What is expected: Print, word for word, the opening line of the data below and every line after it through the line that contains "plt.rcParams['font.family'] = ['Liberation", but not the pictures.

#####

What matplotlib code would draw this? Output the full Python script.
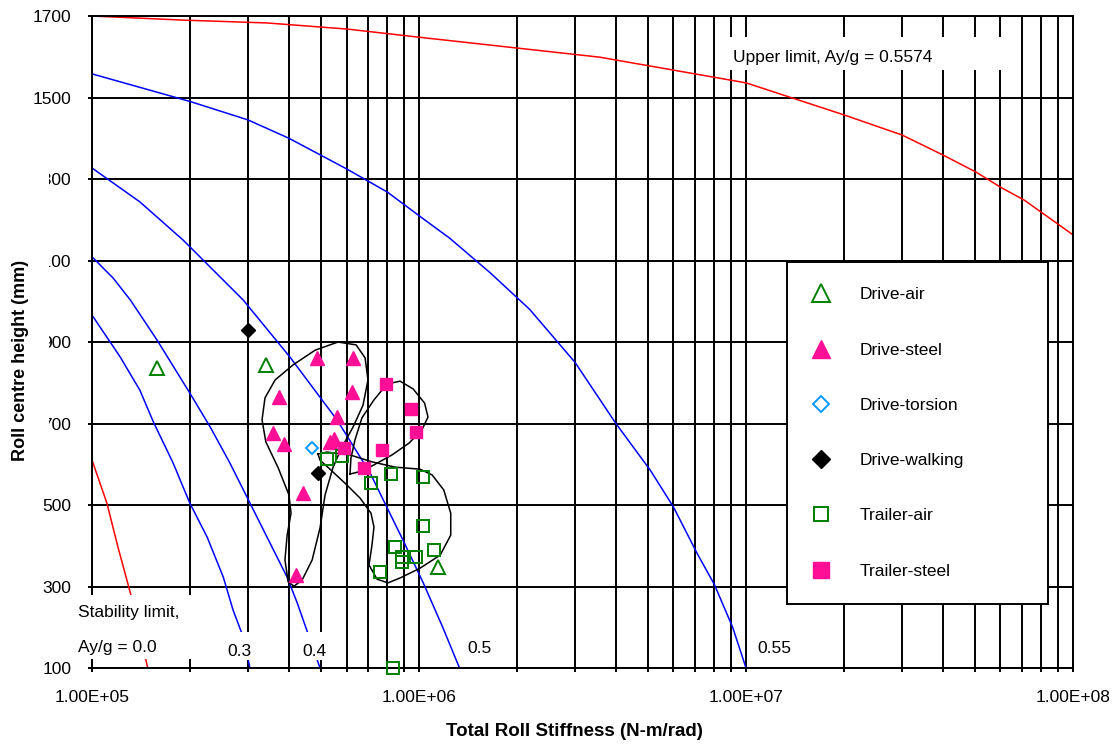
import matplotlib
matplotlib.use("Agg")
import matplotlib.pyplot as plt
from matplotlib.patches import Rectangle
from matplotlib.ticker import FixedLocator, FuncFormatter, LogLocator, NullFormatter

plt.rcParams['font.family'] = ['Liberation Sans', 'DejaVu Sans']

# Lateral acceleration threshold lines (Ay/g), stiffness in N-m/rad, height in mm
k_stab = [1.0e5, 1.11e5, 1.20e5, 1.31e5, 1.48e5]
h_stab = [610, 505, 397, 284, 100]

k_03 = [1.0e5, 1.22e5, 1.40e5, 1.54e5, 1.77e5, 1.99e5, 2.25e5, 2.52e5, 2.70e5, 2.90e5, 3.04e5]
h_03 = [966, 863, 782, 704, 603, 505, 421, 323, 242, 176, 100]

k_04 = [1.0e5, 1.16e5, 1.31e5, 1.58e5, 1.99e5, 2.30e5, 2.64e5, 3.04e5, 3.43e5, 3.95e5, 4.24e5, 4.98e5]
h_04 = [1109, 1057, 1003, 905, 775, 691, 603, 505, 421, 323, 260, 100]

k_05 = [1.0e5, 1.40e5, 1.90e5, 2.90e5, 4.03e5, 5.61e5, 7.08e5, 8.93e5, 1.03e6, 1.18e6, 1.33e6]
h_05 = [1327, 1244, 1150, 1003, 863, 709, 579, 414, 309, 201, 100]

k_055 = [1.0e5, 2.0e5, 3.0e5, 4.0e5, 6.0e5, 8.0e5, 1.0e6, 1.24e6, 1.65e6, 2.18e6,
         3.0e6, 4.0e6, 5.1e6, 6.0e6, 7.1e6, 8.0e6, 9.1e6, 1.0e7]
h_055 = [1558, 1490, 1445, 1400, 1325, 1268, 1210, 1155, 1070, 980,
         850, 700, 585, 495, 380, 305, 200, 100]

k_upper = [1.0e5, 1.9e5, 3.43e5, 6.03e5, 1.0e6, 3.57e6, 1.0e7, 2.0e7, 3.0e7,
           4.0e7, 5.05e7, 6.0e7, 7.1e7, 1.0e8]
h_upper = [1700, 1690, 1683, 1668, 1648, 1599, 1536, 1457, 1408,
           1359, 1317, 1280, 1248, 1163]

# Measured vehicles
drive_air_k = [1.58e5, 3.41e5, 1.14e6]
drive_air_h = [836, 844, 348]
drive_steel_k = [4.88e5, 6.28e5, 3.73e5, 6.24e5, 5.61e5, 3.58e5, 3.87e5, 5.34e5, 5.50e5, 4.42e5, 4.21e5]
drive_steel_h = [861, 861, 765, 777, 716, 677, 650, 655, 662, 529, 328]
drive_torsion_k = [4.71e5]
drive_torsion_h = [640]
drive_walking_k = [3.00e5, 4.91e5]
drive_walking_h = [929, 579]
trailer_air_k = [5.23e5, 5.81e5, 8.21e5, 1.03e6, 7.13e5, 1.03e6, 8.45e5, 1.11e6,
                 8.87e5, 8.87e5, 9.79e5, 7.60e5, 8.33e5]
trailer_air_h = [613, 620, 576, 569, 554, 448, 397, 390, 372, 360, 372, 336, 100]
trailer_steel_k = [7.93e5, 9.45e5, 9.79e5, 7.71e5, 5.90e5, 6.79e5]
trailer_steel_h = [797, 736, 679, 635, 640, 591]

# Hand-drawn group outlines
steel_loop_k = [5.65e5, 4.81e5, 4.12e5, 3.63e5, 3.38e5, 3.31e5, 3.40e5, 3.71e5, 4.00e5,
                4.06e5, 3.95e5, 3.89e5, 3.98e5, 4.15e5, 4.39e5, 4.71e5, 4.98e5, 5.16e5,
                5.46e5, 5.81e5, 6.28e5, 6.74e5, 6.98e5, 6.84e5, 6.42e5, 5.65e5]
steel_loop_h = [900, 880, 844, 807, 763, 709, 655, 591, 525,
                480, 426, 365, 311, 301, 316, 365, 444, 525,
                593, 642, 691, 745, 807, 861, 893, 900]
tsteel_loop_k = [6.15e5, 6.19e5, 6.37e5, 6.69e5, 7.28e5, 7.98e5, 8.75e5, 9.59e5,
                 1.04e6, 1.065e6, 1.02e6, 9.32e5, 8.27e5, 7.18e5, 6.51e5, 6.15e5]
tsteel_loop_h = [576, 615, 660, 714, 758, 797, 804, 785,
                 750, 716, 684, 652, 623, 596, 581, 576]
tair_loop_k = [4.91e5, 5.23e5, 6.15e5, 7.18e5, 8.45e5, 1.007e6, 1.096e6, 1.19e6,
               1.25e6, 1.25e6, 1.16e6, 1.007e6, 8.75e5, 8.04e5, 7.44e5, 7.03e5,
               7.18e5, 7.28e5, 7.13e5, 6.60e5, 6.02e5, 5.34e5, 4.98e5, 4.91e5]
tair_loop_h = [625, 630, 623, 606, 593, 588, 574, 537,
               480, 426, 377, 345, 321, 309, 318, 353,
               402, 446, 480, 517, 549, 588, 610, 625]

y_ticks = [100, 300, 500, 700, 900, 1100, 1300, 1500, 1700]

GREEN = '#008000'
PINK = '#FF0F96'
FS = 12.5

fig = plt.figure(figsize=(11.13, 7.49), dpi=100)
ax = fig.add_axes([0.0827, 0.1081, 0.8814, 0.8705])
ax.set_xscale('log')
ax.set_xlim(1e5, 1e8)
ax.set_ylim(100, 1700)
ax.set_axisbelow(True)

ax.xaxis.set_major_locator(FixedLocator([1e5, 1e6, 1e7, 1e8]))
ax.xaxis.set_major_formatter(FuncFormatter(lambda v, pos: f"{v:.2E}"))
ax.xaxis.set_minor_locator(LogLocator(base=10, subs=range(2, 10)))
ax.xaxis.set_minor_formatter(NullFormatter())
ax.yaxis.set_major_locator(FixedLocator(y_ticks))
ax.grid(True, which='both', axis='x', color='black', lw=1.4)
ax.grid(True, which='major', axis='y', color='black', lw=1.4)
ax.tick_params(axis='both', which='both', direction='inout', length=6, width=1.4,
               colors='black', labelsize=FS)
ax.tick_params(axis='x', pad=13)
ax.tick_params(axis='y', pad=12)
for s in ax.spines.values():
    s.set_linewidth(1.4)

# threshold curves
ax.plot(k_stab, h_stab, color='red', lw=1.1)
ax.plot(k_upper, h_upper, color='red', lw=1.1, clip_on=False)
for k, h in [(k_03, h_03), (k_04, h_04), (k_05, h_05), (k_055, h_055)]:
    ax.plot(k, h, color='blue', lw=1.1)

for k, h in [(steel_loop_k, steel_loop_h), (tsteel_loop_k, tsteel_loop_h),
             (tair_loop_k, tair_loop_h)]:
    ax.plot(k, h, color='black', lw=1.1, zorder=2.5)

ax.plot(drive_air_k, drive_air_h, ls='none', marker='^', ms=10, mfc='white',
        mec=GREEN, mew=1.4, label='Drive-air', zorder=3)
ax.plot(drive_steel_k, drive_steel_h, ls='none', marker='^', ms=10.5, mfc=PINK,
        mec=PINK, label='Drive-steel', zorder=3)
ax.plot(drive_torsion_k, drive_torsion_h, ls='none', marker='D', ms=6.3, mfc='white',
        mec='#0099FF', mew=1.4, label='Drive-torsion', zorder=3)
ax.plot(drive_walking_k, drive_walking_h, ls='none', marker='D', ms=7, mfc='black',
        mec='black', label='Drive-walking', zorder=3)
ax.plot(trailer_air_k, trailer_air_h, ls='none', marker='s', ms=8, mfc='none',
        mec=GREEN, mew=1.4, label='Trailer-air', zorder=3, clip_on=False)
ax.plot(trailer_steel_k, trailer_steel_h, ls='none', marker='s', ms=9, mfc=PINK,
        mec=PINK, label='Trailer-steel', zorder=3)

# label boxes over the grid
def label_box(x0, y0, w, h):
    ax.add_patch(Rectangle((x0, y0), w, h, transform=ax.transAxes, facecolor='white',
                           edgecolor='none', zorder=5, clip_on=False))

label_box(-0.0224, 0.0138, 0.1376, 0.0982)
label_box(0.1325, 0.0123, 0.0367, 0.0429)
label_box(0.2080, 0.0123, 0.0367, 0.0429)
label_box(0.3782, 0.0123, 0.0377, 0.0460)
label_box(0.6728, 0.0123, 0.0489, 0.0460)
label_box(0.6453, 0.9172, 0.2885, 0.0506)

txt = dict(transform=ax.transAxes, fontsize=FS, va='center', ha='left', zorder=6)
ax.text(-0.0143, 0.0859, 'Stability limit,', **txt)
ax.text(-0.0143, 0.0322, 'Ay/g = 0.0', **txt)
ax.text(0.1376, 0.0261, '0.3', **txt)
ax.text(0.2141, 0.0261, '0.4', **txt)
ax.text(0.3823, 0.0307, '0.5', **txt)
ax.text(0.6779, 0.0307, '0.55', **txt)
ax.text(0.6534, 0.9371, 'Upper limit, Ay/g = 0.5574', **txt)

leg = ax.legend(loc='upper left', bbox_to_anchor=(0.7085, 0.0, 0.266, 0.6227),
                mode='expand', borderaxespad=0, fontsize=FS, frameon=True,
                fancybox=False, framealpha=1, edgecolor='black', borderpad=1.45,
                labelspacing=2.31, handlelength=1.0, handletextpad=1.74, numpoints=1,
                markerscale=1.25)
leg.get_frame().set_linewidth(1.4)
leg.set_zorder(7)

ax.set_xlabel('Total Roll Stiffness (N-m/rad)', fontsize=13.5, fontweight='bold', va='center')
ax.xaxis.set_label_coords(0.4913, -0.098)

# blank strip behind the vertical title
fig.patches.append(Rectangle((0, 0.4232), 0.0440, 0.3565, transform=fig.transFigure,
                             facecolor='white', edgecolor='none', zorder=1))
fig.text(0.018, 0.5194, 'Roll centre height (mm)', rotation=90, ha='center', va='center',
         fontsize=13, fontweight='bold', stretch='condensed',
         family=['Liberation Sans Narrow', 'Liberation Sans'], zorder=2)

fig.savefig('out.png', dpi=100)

#####

Task solution:
What matplotlib code would draw this? Output the full Python script.
import matplotlib
matplotlib.use("Agg")
import matplotlib.pyplot as plt
from matplotlib.patches import Rectangle
from matplotlib.ticker import FixedLocator, FuncFormatter, LogLocator, NullFormatter

plt.rcParams['font.family'] = ['Liberation Sans', 'DejaVu Sans']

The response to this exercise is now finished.